Just as the nation got stewed in the juice of cheap money from crude oil and abandoned her legendary illustriousness in agriculture, mining, forestry, latex and cotton production, cocoa, groundnuts and cashew nuts, palm produce, among others and slid into the lazy mode; Nigerians are beginning to see huge potential in kidnapping as the new crude oil. Being able to form a ring of abductors is akin to owning an oil well or even flaunting a lucrative oil bloc licence.

We can no longer pretend about this; it does not make sense to keep quiet either. Kidnappers are the new big boys in town. And it seems a profitable venture. In the beginning we were afraid of robbers who broke into homes in ungodly hours of night and robbed their victims; we were afraid of robbers on the highway; of pickpockets in brimming commercial buses; we dreaded in-traffic crooks who point a gun at you, dispossess you of your belongings in nanoseconds and bolt. Not anymore! These days, our new dread, our collective torment is the kidnapper. They are taking away our fathers, mothers, uncles, aunts, and worst of it all, children, to dingy places in surreal forests and shanties and asking us to pay money in millions in lieu of their lives. And we’ve been paying. The more we pay, the more they abduct. It’s frightening how we got here. They have kidnapped all manner of persons: the poor, the not-so-poor and the rich and the not-so-rich. They kidnapped lawmakers, wife of Central Bank Governor (that’s a big fish); hundreds of school children in one fell swoop, ex-ministers, bankers, journalists, politicians, businessmen et al. They even kidnapped former President Jonathan’s relatives; ex-Minister, Dr. Ngozi Okonjo Iweala’s mother. And to show their brutish boldness, they kidnapped President Muhammadu Buhari’s community leader, the Magajin Garin Daura, Musa Umar, from his palace in 2019. You see what I mean? They fear nobody.

In the crime’s formative days, kidnappers were mainly a bunch of misguided militants in the creeks of the Niger Delta. They targeted expatriate oil workers popularly called ‘Oyibo’. It was their own way of venting their rage against oil majors whom they accused of living in obscene prosperity at the expense of their environment and people. Kidnapping was at that time limited only to the creeks where the oil wells and facilities were located. While all this happened, the nation, as always, pretended that the problem would wear away, that the fad would soon fade into oblivion like the tropical Sun at dusk. It never did. Rather, it grew diametrically to the East, North and West.
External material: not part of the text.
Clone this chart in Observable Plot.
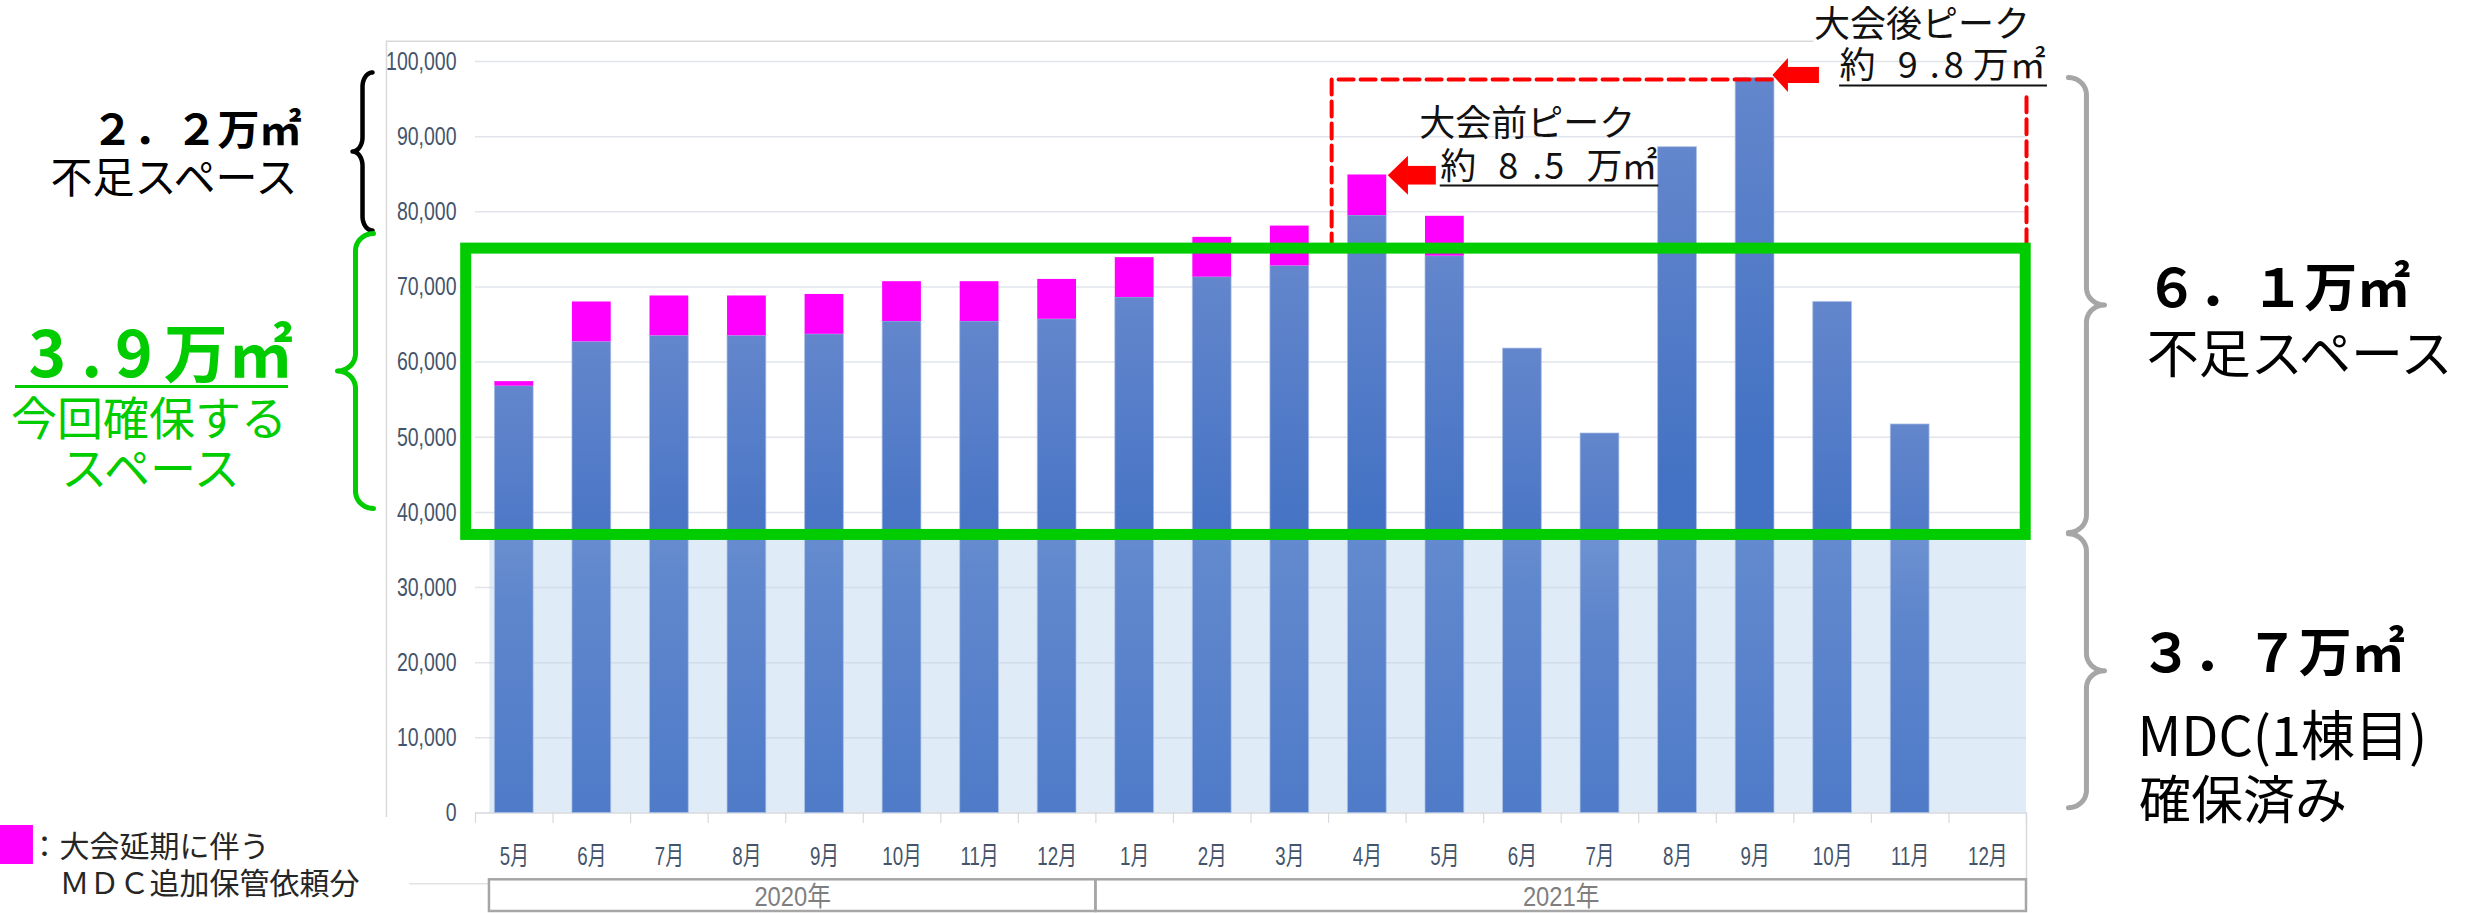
<!DOCTYPE html>
<html>
<head>
<meta charset="utf-8">
<script src="https://cdn.jsdelivr.net/npm/d3@7"></script>
<script src="https://cdn.jsdelivr.net/npm/@observablehq/plot@0.6"></script>
<style>
html,body{margin:0;padding:0;background:#fff;overflow:hidden}
#chart svg{display:block}
</style>
</head>
<body>
<div id="chart"></div>
<script>
// ---- data ----
const months = ["5月","6月","7月","8月","9月","10月","11月","12月",
                "1月","2月","3月","4月","5月","6月","7月","8月","9月","10月","11月","12月"];
const years = ["2020年","2021年"];
const yearFirstIndex = [0, 8];          // first month index of each year group
const baseArea  = [56800, 62700, 63500, 63500, 63700, 65400, 65400, 65700,
                   68600, 71300, 72800, 79500, 74100, 61800, 50500, 88600, 97800, 68000, 51700, 0];
const extraArea = [600, 5300, 5300, 5300, 5300, 5300, 5300, 5300,
                   5300, 5300, 5300, 5400, 5300, 0, 0, 0, 0, 0, 0, 0];
const yTicks = [0, 10000, 20000, 30000, 40000, 50000, 60000, 70000, 80000, 90000, 100000];
const securedLevel = 37000;      // MDC(1棟目) 確保済み
const targetLevel  = 75100;      // 今回確保する上限
const prePeak  = 84900;          // 大会前ピーク
const postPeak = 97600;          // 大会後ピーク

const rows = months.map((m, i) => ({i, m, base: baseArea[i], extra: extraArea[i]}));
const n = months.length;

// ---- helpers for annotation shapes ----
function brace(xa, xb, yTop, yBot, ry, k) {
  const rx = (xb - xa) / 2, yMid = (yTop + yBot) / 2, pts = [], N = 12;
  for (let j = 0; j <= N; j++) { const t = j / N * Math.PI / 2; pts.push({k, x: xa + rx * Math.sin(t), y: yTop - ry + ry * Math.cos(t)}); }
  for (let j = 0; j <= N; j++) { const t = j / N * Math.PI / 2; pts.push({k, x: xb - rx * Math.cos(t), y: yMid + ry - ry * Math.sin(t)}); }
  for (let j = 0; j <= N; j++) { const t = j / N * Math.PI / 2; pts.push({k, x: xb - rx * Math.sin(t), y: yMid - ry + ry * Math.cos(t)}); }
  for (let j = 0; j <= N; j++) { const t = j / N * Math.PI / 2; pts.push({k, x: xa + rx * Math.cos(t), y: yBot + ry - ry * Math.sin(t)}); }
  return pts;
}

const arrows = [
  {k: 0, tip: 11.27, base: 11.53, end: 11.89, yc: prePeak - 100, hh: 2600, sh: 1240},
  {k: 1, tip: 16.23, base: 16.43, end: 16.83, yc: 98140, hh: 2260, sh: 1070}
];
const arrowHeads = arrows.flatMap(a => [{k: a.k, x: a.tip, y1: a.yc, y2: a.yc}, {k: a.k, x: a.base, y1: a.yc - a.hh, y2: a.yc + a.hh}]);

const dashed = [
  {s: 0, x: 10.54, y: targetLevel}, {s: 0, x: 10.54, y: postPeak}, {s: 0, x: 16.23, y: postPeak},
  {s: 1, x: 19.5, y: 95250}, {s: 1, x: 19.5, y: targetLevel}
];

const jp = "'Noto Sans CJK JP', 'Noto Sans', sans-serif";
const axisFont = "'Liberation Sans', 'Noto Sans CJK JP', sans-serif";
const fmt = d3.format(",");
const T = (x, y, t) => [{x, y, t}];
const yearX1 = k => k === 0 ? -0.32 : yearFirstIndex[k] - 0.5;
const yearX2 = k => k === years.length - 1 ? n - 0.5 : yearFirstIndex[k + 1] - 0.5;
const yearRows = years.map((t, k) => ({t, k}));

const plot = Plot.plot({
  width: 2479,
  height: 913,
  x: {type: "linear", domain: [-0.5, n - 0.5], range: [475, 2026], axis: null},
  y: {type: "linear", domain: [0, 100000], range: [812.5, 61], axis: null},
  style: {fontFamily: jp, background: "#fff", overflow: "visible"},
  marks: [
    // chart border
    Plot.ruleX([0], {x: () => -1.648, y1: () => -600, y2: () => 102700, stroke: "#D9D9D9", strokeWidth: 1.5}),
    Plot.ruleY([0], {y: () => 102700, x1: () => -1.648, x2: () => 16.76, stroke: "#D9D9D9", strokeWidth: 1.5}),
    Plot.ruleX([0], {x: () => n - 0.5, y1: () => 0, y2: () => -8889, stroke: "#D9D9D9", strokeWidth: 1.5}),
    Plot.ruleY([0], {y: () => -9400, x1: () => -1.35, x2: () => -0.32, stroke: "#E3E3E3", strokeWidth: 1.5}),
    // secured (light blue) region
    Plot.rect([0], {x1: () => -0.314, x2: () => n - 0.5, y1: () => 0, y2: () => securedLevel, fill: "#DFEBF7"}),
    // gridlines
    Plot.ruleY(yTicks.filter(d => d > 0), {y: d => d, x1: () => -0.5, x2: () => n - 0.5, stroke: "#BCC4D2", strokeOpacity: 0.45, strokeWidth: 1.5}),
    // axis line + ticks
    Plot.ruleY([0], {y: () => 0, x1: () => -0.5, x2: () => n - 0.5, stroke: "#D6D9DE", strokeWidth: 1.5}),
    Plot.ruleX(d3.range(n + 1), {x: d => d - 0.5, y1: () => 0, y2: () => -1400, stroke: "#D6D9DE", strokeWidth: 1.2}),
    // bars
    Plot.rect(rows.filter(d => d.base > 0), {x1: d => d.i - 0.25, x2: d => d.i + 0.25, y1: () => 0, y2: "base",
      fill: "url(#barGrad)", stroke: "#A9BEE6", strokeWidth: 1, strokeOpacity: 0.7}),
    Plot.rect(rows.filter(d => d.extra > 0), {x1: d => d.i - 0.25, x2: d => d.i + 0.25, y1: "base", y2: d => d.base + d.extra, fill: "#FF00FF"}),
    // overlay of the secured area
    Plot.rect([0], {x1: () => -0.314, x2: () => n - 0.5, y1: () => 0, y2: () => securedLevel, fill: "url(#ovGrad)"}),
    // red dashed peak box
    Plot.line(dashed, {x: "x", y: "y", z: "s", stroke: "#FF0000", strokeWidth: 4, strokeDasharray: "15,7"}),
    // green box
    Plot.rect([0], {x1: () => -0.62, x2: () => 19.49, y1: () => securedLevel, y2: () => targetLevel, fill: "none", stroke: "#00CC00", strokeWidth: 11}),
    // red arrows
    Plot.areaY(arrowHeads, {x: "x", y1: "y1", y2: "y2", z: "k", fill: "#FF0000"}),
    Plot.rect(arrows, {x1: d => d.base - 0.01, x2: "end", y1: d => d.yc - d.sh, y2: d => d.yc + d.sh, fill: "#FF0000"}),
    // peak annotations
    Plot.text(T(11.67, 91620, "大会前ピーク"), {x: "x", y: "y", text: "t", textAnchor: "start", lineAnchor: "middle", fontSize: 36, fill: "#111"}),
    Plot.text(T(11.94, 85960, "約 8.5 万㎡"), {x: "x", y: "y", text: "t", textAnchor: "start", lineAnchor: "middle", fontSize: 36, fill: "#111"}),
    Plot.ruleY([0], {y: () => 83500, x1: () => 11.94, x2: () => 14.76, stroke: "#111", strokeWidth: 2}),
    Plot.text(T(16.76, 104790, "大会後ピーク"), {x: "x", y: "y", text: "t", textAnchor: "start", lineAnchor: "middle", fontSize: 36, fill: "#111"}),
    Plot.text(T(17.09, 99330, "約 9.8万㎡"), {x: "x", y: "y", text: "t", textAnchor: "start", lineAnchor: "middle", fontSize: 36, fill: "#111"}),
    Plot.ruleY([0], {y: () => 96800, x1: () => 17.09, x2: () => 19.77, stroke: "#111", strokeWidth: 2}),
    // braces
    Plot.line(brace(-1.828, -2.086, 98540, 77510, 1900, 0), {x: "x", y: "y", stroke: "#000", strokeWidth: 4.5}),
    Plot.line(brace(-1.815, -2.28, 77110, 40520, 2300, 0), {x: "x", y: "y", stroke: "#00CC00", strokeWidth: 5}),
    Plot.line([...brace(20.04, 20.506, 97870, 37330, 2300, 0), ...brace(20.04, 20.506, 37150, 700, 2300, 1)], {x: "x", y: "y", z: "k", stroke: "#A6A6A6", strokeWidth: 5}),
    // left annotations
    Plot.text(T(-5.452, 90685, "２．２万㎡"), {x: "x", y: "y", text: "t", textAnchor: "start", lineAnchor: "middle", fontSize: 42, fontWeight: "bold", fill: "#000"}),
    Plot.text(T(-5.98, 84300, "不足スペース"), {x: "x", y: "y", text: "t", textAnchor: "start", lineAnchor: "middle", fontSize: 42, fill: "#000"}),
    Plot.text(T(-6.264, 60680, "3.9万㎡"), {x: "x", y: "y", text: "t", textAnchor: "start", lineAnchor: "middle", fontSize: 64, fontWeight: "bold", fill: "#00CC00"}),
    Plot.ruleY([0], {y: () => 56750, x1: () => -6.432, x2: () => -2.911, stroke: "#00CC00", strokeWidth: 3}),
    Plot.text(T(-4.71, 52230, "今回確保する"), {x: "x", y: "y", text: "t", textAnchor: "middle", lineAnchor: "middle", fontSize: 46, fill: "#00CC00"}),
    Plot.text(T(-4.69, 45575, "スペース"), {x: "x", y: "y", text: "t", textAnchor: "middle", lineAnchor: "middle", fontSize: 46, fill: "#00CC00"}),
    // right annotations
    Plot.text(T(21.03, 69530, "６．１万㎡"), {x: "x", y: "y", text: "t", textAnchor: "start", lineAnchor: "middle", fontSize: 53, fontWeight: "bold", fill: "#000"}),
    Plot.text(T(21.05, 60750, "不足スペース"), {x: "x", y: "y", text: "t", textAnchor: "start", lineAnchor: "middle", fontSize: 52, fill: "#000"}),
    Plot.text(T(20.96, 20960, "３．７万㎡"), {x: "x", y: "y", text: "t", textAnchor: "start", lineAnchor: "middle", fontSize: 53, fontWeight: "bold", fill: "#000"}),
    Plot.text(T(20.93, 9900, "MDC(1棟目)"), {x: "x", y: "y", text: "t", textAnchor: "start", lineAnchor: "middle", fontSize: 54, fill: "#000"}),
    Plot.text(T(20.95, 1460, "確保済み"), {x: "x", y: "y", text: "t", textAnchor: "start", lineAnchor: "middle", fontSize: 52, fill: "#000"}),
    // legend
    Plot.rect([0], {x1: () => -6.625, x2: () => -6.2, y1: () => -1663, y2: () => -6853, fill: "#FF00FF"}),
    Plot.text(T(-6.251, -4524, "：大会延期に伴う"), {x: "x", y: "y", text: "t", textAnchor: "start", lineAnchor: "middle", fontSize: 30, fill: "#262626"}),
    Plot.text(T(-5.864, -9448, "ＭＤＣ追加保管依頼分"), {x: "x", y: "y", text: "t", textAnchor: "start", lineAnchor: "middle", fontSize: 30, fill: "#262626"}),
    // y tick labels
    Plot.text(yTicks, {x: () => -0.5, y: d => d, text: d => fmt(d), textAnchor: "end", lineAnchor: "middle", dx: -19,
      fontSize: 26, fill: "#44546A", fontFamily: axisFont}),
    // month labels
    Plot.text(rows, {x: "i", y: () => -5788, text: "m", textAnchor: "middle", lineAnchor: "middle",
      fontSize: 26, fill: "#44546A", fontFamily: axisFont}),
    // year groups
    Plot.rect(yearRows, {x1: d => yearX1(d.k), x2: d => yearX2(d.k),
      y1: () => -8889, y2: () => -13107, fill: "none", stroke: "#A6A6A6", strokeWidth: 2.5}),
    Plot.text(yearRows, {x: d => (yearX1(d.k) + yearX2(d.k)) / 2,
      y: () => -11244, text: "t", textAnchor: "middle", lineAnchor: "middle", fontSize: 27, fill: "#7F7F7F", fontFamily: axisFont})
  ]
});

// gradients
const ns = "http://www.w3.org/2000/svg";
const defs = document.createElementNS(ns, "defs");
defs.innerHTML = `
  <linearGradient id="barGrad" x1="0" y1="0" x2="0" y2="1">
    <stop offset="0" stop-color="#6386CC"/>
    <stop offset="0.5" stop-color="#4472C4"/>
    <stop offset="1" stop-color="#4472C4"/>
  </linearGradient>
  <linearGradient id="ovGrad" x1="0" y1="0" x2="0" y2="1">
    <stop offset="0" stop-color="#DFEBF7" stop-opacity="0.2"/>
    <stop offset="1" stop-color="#DFEBF7" stop-opacity="0.07"/>
  </linearGradient>`;
plot.insertBefore(defs, plot.firstChild);

// condensed axis text (the original chart image is narrowed) and wide character spacing of annotations
const monthSet = new Set(months);
const tickSet = new Set(yTicks.map(fmt));
const yearSet = new Set(years);
const charShift = {
  "約 8.5 万㎡": [0, 0, 14, 14, 2, 0, 14, -1],
  "約 9.8万㎡": [0, 0, 14, 12, 4, 9, 1],
  "3.9万㎡": [0, 15, 13, 11, 1]
};
plot.querySelectorAll("text").forEach(t => {
  const s = t.textContent;
  let k = null;
  if (monthSet.has(s)) k = 0.72;
  else if (tickSet.has(s)) k = 0.75;
  else if (yearSet.has(s)) k = 0.88;
  if (k !== null) {
    const tr = t.getAttribute("transform") || "";
    t.setAttribute("transform", tr + ` scale(${k},1)`);
  }
  const dxs = charShift[s];
  if (dxs) {
    t.textContent = "";
    t.style.whiteSpace = "pre";
    [...s].forEach((ch, i) => {
      const ts = document.createElementNS(ns, "tspan");
      if (dxs[i]) ts.setAttribute("dx", dxs[i]);
      ts.textContent = ch;
      t.appendChild(ts);
    });
  }
});

document.getElementById("chart").appendChild(plot);
</script>
</body>
</html>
Now, the kidnappers are everywhere; stalking the byways and highways with swashbuckling hubris; unchallenged, unfazed. Worse yet, the kidnapper is not just the ammunition-wired militant in the creeks; the Fulani gunmen, the yesteryears robbers and their growing army of recruits from Abia, Imo, Anambra to Lagos and Ondo State have formed a deadly alliance with their peers up north to complete the deadly ensemble of new millionaires in the booming kidnap trade. To add to the basket of fright, the latest crown in our jewel of criminality, the terrorists, have joined the prosperous trade of abduction. The manner they abducted Chibok school girls and countless other men and women in the North East and used same to negotiate deals with the Nigerian government gives a deeper insight into the mind of the average kidnapper: Money is the lure of the trade. Recent statistics on the frequency of abductions and volume of ransom paid out by Nigerians to their abductors shows that Nigeria may have surpassed the combined revenue raked in by abductors in Yemen, North Africa and Somali put together.

Kidnapping has become so commonplace that people are kidnapped for as low as N10,000 or recharge card as ransom. Children even arrange their own kidnap to extort money from parents. A pastor was once reported to have ‘faked’ a kidnap and claimed he used the money raised by the church for a capital project as ransom. Smart crook!

But it is a shame that kidnappers appear ahead of the nation’s security apparatchik. The police and the DSS particularly need to improve on their intelligence gathering mechanism. As kidnapping is gaining ascendancy, operatives of the nation’s security agencies must deliberately and consciously infiltrate the ranks of the abductors. Covert operations and surveillance should be intensified. Kidnappers are not ghosts. Most of these acts ought to be nipped before they were hatched.

One factor that has sustained kidnapping is the secrecy with which the police have treated those arrested and even victims of the crimes. Victims are advised by the police not to disclose how much ransom they paid to buy their freedom. They are even told not to admit that they ever paid ransom. This is where the judiciary should be alert and responsive. Cases of kidnap deserve accelerated hearing as deterrence to the perpetrators and those hoping to enlist in the trade. How much of intelligence has the police gleaned from previous arrests?

The challenge is to make kidnapping less attractive and far less lucrative than it now appears, otherwise it has become the new oil. Government officials jumping over themselves to assert that no ransom was paid to secure release of kidnap victims is a beautiful lie that nobody believes. Stop wasting your energy to say no ransom was paid. Instead, use same energy to arrest and prosecute the kidnappers. That’s what Nigerians want. And that’s the most effective way to mitigate kidnapping.